_Goal_
In the material below, the lines containing the word "draws" are required; copy each of them.

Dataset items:
***

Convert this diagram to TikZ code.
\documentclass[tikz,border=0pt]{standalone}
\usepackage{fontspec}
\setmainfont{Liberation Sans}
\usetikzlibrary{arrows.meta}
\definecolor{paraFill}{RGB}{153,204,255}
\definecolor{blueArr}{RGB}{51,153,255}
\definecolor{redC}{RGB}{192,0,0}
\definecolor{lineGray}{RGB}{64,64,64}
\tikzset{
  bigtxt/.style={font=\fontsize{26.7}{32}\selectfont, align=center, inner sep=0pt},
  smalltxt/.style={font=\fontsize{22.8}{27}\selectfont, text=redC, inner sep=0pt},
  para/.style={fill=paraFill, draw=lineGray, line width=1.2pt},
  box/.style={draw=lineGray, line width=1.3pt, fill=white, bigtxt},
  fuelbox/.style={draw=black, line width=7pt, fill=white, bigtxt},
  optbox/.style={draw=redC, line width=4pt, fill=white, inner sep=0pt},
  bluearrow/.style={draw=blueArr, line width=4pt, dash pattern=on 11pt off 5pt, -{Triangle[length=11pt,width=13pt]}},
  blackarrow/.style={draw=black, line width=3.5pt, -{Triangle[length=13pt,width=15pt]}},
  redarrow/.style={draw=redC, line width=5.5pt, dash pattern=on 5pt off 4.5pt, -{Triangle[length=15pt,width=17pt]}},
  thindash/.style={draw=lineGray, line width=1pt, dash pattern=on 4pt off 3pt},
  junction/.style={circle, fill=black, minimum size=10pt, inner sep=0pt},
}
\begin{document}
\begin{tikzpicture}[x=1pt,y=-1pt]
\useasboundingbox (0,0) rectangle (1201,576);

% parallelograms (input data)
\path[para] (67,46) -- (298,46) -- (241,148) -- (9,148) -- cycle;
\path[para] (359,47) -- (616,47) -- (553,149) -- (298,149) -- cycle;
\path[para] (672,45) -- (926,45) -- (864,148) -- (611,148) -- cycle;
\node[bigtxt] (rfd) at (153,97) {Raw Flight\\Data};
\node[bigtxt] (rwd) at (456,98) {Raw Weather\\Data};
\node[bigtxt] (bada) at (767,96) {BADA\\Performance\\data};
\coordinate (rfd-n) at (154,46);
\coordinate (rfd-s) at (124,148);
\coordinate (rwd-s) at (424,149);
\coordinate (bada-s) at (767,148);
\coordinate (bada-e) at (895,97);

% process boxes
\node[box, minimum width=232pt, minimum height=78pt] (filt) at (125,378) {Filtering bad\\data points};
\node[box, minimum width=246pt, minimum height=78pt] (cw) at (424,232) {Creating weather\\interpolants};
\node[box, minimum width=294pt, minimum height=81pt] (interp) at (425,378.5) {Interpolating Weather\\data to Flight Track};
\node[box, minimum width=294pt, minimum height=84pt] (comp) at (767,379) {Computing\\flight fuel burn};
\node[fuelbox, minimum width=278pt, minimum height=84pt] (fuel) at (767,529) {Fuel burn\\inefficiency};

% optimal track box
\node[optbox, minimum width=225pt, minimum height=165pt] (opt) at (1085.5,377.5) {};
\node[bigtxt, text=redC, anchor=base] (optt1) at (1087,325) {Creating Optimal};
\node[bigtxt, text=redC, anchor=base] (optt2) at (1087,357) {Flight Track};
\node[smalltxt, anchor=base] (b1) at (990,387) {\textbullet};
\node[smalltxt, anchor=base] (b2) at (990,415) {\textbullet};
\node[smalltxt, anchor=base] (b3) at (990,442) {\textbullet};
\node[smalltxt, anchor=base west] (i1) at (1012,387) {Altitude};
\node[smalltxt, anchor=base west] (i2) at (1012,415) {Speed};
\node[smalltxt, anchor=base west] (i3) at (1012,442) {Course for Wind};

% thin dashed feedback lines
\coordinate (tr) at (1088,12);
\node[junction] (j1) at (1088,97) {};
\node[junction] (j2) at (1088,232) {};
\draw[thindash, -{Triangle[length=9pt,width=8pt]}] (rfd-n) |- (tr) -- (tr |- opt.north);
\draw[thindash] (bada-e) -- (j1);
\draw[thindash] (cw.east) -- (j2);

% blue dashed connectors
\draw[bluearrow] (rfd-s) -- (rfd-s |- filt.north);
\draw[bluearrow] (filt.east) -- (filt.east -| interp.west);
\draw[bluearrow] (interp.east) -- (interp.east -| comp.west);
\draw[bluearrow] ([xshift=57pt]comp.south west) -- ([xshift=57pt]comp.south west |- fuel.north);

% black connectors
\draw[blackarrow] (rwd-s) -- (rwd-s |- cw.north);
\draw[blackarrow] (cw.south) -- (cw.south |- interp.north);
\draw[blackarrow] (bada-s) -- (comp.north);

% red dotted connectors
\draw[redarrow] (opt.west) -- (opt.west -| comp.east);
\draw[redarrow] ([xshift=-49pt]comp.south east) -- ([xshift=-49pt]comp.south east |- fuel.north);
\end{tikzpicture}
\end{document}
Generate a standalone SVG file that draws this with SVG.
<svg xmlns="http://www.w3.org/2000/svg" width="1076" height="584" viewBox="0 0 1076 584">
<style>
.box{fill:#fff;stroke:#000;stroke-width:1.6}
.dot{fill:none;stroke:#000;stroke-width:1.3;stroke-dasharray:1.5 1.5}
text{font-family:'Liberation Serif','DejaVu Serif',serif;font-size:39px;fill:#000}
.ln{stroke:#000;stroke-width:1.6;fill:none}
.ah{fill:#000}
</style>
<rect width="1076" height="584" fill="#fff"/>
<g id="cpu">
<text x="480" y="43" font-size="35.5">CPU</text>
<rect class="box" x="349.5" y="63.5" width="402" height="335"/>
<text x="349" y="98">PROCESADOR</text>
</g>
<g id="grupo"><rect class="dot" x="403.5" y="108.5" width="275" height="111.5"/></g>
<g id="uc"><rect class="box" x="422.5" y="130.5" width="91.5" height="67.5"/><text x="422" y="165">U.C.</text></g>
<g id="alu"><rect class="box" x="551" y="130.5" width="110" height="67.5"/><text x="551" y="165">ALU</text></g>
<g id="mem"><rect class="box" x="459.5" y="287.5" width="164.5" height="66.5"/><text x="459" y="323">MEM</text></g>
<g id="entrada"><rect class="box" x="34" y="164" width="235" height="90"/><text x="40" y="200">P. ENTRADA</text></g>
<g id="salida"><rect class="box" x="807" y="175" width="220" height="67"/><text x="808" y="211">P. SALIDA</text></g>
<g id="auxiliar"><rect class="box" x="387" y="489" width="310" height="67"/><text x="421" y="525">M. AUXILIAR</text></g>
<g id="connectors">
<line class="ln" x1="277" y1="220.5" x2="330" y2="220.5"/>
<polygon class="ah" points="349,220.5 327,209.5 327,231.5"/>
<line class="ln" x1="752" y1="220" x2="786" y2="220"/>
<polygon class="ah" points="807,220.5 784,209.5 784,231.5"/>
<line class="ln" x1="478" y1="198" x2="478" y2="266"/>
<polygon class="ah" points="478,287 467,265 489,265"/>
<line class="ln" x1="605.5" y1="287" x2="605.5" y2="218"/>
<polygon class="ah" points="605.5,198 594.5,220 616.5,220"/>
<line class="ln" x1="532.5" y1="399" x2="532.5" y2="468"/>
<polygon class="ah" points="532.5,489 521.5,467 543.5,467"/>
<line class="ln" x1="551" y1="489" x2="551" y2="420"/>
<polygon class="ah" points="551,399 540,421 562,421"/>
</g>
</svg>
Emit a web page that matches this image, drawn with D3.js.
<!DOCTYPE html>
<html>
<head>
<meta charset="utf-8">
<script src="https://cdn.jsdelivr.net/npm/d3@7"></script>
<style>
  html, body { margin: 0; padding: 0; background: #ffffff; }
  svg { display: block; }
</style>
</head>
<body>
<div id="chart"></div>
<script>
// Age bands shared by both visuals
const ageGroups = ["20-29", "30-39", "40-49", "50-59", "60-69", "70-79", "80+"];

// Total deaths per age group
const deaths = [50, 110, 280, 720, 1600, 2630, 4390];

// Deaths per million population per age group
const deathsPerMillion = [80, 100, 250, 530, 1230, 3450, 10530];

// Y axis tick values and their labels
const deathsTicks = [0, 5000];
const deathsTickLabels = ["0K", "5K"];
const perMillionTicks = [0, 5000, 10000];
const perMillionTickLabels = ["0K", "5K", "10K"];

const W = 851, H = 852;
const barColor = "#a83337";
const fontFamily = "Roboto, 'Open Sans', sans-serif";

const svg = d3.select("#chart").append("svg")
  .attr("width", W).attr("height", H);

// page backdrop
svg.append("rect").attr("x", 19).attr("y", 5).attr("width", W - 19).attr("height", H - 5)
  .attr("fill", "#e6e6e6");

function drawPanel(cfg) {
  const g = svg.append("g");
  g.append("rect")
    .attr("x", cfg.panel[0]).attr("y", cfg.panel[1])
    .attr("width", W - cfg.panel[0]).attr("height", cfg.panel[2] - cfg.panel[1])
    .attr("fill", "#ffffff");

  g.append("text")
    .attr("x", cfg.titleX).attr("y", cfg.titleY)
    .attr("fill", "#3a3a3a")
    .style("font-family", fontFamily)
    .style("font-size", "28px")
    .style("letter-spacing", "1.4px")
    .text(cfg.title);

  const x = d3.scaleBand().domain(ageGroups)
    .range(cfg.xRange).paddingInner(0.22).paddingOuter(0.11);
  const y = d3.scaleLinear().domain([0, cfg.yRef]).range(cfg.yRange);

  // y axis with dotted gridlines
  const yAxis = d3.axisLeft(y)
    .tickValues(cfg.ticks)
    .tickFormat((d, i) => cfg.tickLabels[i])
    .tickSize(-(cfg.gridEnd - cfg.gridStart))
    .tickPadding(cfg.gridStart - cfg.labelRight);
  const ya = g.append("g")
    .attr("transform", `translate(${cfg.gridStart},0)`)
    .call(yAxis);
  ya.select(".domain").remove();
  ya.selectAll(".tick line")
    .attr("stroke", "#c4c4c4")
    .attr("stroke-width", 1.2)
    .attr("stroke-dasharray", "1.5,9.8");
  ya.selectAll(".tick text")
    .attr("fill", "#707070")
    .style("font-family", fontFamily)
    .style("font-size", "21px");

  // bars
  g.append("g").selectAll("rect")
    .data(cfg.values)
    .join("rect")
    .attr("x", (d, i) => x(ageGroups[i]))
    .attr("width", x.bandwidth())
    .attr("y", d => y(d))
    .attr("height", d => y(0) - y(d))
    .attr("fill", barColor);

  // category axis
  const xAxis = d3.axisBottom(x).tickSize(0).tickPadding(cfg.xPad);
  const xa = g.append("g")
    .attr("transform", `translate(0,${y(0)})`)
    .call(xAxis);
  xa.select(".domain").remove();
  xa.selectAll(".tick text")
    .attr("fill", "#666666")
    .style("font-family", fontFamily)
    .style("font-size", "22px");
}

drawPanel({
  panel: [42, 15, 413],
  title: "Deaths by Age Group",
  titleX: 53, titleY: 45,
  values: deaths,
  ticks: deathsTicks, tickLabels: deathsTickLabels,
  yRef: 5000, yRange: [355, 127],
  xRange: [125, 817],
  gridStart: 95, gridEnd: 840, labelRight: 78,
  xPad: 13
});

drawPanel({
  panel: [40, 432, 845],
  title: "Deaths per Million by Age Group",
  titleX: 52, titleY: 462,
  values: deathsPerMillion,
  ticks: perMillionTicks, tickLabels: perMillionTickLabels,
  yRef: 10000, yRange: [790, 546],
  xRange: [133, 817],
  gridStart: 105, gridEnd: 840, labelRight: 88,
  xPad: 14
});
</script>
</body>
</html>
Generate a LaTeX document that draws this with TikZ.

***

_The reply_
Generate a standalone SVG file that draws this with SVG.
Generate a LaTeX document that draws this with TikZ.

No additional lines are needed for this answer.